The top U.S. military officer said Wednesday that while the United States is still the world's most powerful fighting force, other countries are starting to close the gap.
Announcing the 2015 National Military Strategy, Joint Chiefs Chairman General Martin Dempsey said other nations are investing heavily in their military capabilities.
The general said that since the Pentagon published its last military strategy in 2011, global disorder has increased and some of the advantages the U.S. had over other nations have started to erode.
Dempsey said the U.S. military needs to be more agile, innovative and integrated, and it must remain globally engaged.
The 2015 strategy notes that Russia has "repeatedly demonstrated that it does not respect the sovereignty of its neighbors" and is willing to use force to achieve its goals. It says "Russia's military actions are undermining regional security directly and through proxy forces," a reference to its support for separatists in eastern Ukraine.
The strategy says Iran's nuclear program worries U.S. allies in the Mideast and that Iran actively sponsors terrorist groups in Iraq, Lebanon, Syria and Yemen.

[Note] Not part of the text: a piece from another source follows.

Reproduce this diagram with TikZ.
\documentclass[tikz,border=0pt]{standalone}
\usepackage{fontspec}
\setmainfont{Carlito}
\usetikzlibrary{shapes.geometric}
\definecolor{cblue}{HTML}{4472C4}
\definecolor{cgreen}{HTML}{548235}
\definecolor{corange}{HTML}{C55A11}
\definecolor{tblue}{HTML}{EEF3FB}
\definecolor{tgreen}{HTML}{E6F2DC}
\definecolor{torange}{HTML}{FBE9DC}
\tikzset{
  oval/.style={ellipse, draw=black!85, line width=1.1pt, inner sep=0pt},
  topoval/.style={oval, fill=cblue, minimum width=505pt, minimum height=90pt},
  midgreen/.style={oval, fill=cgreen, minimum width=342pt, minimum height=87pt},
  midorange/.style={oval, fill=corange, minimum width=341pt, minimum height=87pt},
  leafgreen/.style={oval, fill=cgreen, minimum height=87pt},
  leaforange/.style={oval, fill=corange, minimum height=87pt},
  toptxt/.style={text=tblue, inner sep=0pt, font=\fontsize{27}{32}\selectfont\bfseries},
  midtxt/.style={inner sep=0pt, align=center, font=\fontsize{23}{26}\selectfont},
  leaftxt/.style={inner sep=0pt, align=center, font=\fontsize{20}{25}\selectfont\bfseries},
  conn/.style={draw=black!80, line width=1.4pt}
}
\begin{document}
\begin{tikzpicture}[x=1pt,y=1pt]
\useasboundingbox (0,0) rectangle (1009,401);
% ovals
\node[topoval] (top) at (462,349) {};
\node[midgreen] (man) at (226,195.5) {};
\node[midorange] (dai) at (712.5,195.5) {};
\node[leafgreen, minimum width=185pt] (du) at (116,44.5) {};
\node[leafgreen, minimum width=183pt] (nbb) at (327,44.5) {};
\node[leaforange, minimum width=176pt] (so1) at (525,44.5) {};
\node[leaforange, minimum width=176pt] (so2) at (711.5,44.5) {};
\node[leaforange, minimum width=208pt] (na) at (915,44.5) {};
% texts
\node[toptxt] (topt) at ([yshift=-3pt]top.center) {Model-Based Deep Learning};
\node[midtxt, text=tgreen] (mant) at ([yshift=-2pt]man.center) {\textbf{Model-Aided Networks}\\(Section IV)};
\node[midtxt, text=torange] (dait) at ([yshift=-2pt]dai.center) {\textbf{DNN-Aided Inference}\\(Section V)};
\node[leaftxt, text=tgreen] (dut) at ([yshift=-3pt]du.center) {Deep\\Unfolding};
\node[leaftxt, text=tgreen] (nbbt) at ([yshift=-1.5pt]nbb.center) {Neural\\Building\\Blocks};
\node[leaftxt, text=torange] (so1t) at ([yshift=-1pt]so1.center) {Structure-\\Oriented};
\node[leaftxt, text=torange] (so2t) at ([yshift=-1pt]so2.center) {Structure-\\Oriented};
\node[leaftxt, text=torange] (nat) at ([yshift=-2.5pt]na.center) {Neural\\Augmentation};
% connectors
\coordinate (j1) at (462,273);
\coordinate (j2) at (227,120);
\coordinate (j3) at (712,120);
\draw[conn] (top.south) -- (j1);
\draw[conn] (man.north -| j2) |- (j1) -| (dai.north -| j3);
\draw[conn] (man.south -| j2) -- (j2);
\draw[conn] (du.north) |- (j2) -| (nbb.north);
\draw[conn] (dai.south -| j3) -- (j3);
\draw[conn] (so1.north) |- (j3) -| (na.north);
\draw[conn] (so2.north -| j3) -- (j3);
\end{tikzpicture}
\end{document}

It calls North Korea an "outlaw state" with atomic weapons and says it is building missiles capable of reaching the U.S.
But the strategy says China is in a "different class" and encourages the Chinese to "become a partner for greater international security."
It does say, however, that China could be a threat to the U.S. and that its actions in the South China Sea — where China has flaunted its military might in island disputes with its neighbors — are "worrisome."
The strategy says globalization and technology are letting people travel around the world in a way never seen before, and that makes a complex security situation even more complicated.
The Islamic State group in 2015 is not like al-Qaida in 2011, with a command-and-control unit giving orders. Dempsey called Islamic State "transregional" with other terrorist groups placing themselves under the Islamic State umbrella.
He said the U.S. is trying to build a network to combat the group — one that must be sustainable and endure.